Output exactly the lines that run from the line containing "Write the React, TypeScript" through the line containing "type Pt = [number, number];", with both ends included.

- Exercise inputs -
▬▬▬▬▬▬

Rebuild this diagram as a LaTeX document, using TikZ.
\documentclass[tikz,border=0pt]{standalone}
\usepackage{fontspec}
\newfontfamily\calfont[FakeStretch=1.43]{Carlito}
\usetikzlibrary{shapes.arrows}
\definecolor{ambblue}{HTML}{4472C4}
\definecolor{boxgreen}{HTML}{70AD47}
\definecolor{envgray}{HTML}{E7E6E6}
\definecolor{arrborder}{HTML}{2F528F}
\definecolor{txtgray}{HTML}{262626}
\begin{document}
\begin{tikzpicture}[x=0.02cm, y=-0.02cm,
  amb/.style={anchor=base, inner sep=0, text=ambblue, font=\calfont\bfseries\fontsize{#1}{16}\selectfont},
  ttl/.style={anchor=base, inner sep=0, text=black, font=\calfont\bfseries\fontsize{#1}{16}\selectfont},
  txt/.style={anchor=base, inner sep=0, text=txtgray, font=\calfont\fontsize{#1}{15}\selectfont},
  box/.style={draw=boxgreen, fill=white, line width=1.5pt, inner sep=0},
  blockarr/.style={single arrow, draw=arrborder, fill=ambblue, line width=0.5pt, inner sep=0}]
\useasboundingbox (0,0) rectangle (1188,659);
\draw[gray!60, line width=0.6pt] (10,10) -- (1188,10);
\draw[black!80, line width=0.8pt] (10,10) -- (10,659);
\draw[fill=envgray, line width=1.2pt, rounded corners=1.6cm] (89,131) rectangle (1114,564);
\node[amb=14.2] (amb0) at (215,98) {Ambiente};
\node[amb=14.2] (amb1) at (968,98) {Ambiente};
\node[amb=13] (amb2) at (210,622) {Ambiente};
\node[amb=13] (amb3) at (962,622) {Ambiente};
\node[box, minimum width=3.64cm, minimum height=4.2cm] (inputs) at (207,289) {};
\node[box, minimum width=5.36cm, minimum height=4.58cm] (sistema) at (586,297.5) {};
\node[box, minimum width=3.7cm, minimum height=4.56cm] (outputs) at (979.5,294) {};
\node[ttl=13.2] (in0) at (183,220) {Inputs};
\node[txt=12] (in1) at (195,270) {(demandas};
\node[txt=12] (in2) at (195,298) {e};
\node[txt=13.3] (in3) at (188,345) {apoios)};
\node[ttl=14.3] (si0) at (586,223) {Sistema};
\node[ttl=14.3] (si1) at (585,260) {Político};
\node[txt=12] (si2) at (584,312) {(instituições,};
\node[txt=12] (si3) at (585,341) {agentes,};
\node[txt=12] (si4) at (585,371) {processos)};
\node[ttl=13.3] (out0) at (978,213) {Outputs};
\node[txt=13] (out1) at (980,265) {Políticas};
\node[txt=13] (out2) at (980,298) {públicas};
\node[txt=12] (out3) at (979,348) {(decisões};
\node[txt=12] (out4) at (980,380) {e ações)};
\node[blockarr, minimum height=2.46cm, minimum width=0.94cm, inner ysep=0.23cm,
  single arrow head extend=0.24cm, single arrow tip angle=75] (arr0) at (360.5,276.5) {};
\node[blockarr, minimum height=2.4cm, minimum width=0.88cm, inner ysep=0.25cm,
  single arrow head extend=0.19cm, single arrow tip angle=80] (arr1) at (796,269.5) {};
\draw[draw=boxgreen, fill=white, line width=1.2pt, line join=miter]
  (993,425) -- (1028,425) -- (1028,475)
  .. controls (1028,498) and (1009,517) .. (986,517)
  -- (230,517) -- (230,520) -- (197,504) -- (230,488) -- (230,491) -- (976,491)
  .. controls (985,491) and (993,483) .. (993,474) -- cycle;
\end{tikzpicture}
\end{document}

▬▬▬▬▬▬

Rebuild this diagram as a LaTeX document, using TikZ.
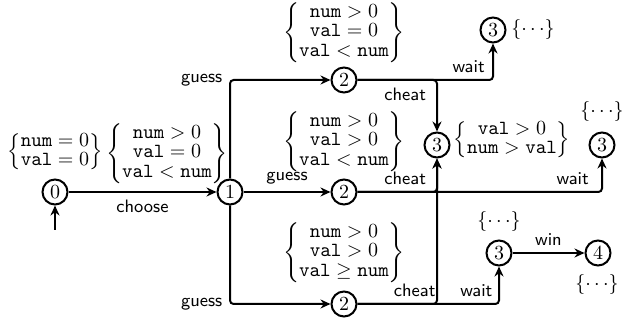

▬▬▬▬▬▬

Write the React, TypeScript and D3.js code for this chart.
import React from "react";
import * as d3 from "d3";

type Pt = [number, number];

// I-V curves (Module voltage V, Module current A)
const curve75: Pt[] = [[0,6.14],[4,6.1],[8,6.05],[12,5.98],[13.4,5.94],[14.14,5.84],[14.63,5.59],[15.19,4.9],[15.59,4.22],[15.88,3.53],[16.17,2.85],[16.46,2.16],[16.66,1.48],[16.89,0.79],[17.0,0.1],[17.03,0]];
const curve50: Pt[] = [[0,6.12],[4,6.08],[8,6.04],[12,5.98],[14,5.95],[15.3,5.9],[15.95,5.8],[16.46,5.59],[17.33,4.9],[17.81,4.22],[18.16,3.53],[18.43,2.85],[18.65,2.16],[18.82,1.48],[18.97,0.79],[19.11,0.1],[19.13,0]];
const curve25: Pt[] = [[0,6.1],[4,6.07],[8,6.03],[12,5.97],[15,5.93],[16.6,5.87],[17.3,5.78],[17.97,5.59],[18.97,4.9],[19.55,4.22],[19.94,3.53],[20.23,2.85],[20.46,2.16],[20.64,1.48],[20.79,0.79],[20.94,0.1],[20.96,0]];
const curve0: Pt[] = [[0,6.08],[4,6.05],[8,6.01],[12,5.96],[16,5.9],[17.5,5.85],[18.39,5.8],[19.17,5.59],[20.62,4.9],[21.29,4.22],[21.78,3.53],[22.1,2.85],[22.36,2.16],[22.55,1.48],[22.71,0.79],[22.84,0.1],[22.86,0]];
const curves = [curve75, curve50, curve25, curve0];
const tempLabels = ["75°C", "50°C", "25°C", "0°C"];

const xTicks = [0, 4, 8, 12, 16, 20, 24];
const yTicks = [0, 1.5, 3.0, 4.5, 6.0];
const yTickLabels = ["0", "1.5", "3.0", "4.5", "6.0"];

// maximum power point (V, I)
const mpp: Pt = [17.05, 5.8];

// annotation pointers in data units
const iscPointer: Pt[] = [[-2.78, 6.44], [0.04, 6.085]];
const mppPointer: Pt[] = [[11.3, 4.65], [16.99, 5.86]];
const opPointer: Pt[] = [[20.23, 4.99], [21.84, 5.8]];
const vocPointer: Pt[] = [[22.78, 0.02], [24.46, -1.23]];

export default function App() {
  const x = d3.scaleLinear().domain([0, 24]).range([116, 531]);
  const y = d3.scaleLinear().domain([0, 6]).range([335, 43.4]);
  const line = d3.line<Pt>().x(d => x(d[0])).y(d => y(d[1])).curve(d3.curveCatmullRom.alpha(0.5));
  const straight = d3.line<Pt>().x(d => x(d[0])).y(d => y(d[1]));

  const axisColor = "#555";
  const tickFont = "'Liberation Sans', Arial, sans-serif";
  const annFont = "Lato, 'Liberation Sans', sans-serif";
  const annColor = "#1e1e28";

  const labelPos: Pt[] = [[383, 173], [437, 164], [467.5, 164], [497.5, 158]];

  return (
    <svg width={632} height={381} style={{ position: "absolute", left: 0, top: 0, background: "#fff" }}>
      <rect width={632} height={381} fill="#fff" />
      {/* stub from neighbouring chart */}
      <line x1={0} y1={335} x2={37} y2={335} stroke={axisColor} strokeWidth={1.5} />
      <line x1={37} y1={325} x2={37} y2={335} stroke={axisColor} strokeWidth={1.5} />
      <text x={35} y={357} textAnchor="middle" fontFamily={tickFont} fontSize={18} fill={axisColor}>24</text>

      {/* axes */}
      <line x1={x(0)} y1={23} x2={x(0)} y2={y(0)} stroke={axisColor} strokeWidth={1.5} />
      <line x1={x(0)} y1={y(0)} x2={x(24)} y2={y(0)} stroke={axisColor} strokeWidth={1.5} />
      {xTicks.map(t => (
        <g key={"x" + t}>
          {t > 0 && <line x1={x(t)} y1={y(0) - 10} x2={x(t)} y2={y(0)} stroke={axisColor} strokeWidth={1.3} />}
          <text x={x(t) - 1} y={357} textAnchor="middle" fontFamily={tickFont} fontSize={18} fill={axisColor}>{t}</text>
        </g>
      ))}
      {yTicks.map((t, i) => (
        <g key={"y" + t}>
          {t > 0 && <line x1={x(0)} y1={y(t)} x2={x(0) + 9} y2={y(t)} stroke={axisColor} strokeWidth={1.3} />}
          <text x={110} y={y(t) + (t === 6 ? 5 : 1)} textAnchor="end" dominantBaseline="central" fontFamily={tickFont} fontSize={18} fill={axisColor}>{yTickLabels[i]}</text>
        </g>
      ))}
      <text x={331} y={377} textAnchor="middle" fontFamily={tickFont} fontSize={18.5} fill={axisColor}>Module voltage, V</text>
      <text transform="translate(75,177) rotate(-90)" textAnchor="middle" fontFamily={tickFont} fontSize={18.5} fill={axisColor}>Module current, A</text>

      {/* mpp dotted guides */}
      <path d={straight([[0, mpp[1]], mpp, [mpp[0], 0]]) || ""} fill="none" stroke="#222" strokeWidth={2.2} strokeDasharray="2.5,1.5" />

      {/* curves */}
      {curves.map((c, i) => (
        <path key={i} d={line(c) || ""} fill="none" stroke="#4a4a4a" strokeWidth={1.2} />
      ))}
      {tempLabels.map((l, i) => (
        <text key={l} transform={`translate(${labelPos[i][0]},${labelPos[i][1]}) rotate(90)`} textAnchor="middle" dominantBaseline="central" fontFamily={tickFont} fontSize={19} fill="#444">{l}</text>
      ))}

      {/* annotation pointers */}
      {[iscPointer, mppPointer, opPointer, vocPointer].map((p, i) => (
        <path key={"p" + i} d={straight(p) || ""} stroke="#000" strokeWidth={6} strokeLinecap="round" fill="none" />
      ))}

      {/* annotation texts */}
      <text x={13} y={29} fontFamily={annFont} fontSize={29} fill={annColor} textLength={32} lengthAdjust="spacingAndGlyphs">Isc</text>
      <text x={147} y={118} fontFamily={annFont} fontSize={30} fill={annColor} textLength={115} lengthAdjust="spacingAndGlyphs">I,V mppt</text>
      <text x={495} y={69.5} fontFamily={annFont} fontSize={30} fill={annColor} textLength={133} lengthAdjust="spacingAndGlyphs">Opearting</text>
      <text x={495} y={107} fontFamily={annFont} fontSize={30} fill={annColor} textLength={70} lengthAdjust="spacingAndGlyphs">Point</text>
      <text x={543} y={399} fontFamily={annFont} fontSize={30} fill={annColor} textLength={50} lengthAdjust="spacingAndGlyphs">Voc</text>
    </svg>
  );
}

▬▬▬▬▬▬

- Correct result -
Write the React, TypeScript and D3.js code for this chart.
import React from "react";
import * as d3 from "d3";

type Pt = [number, number];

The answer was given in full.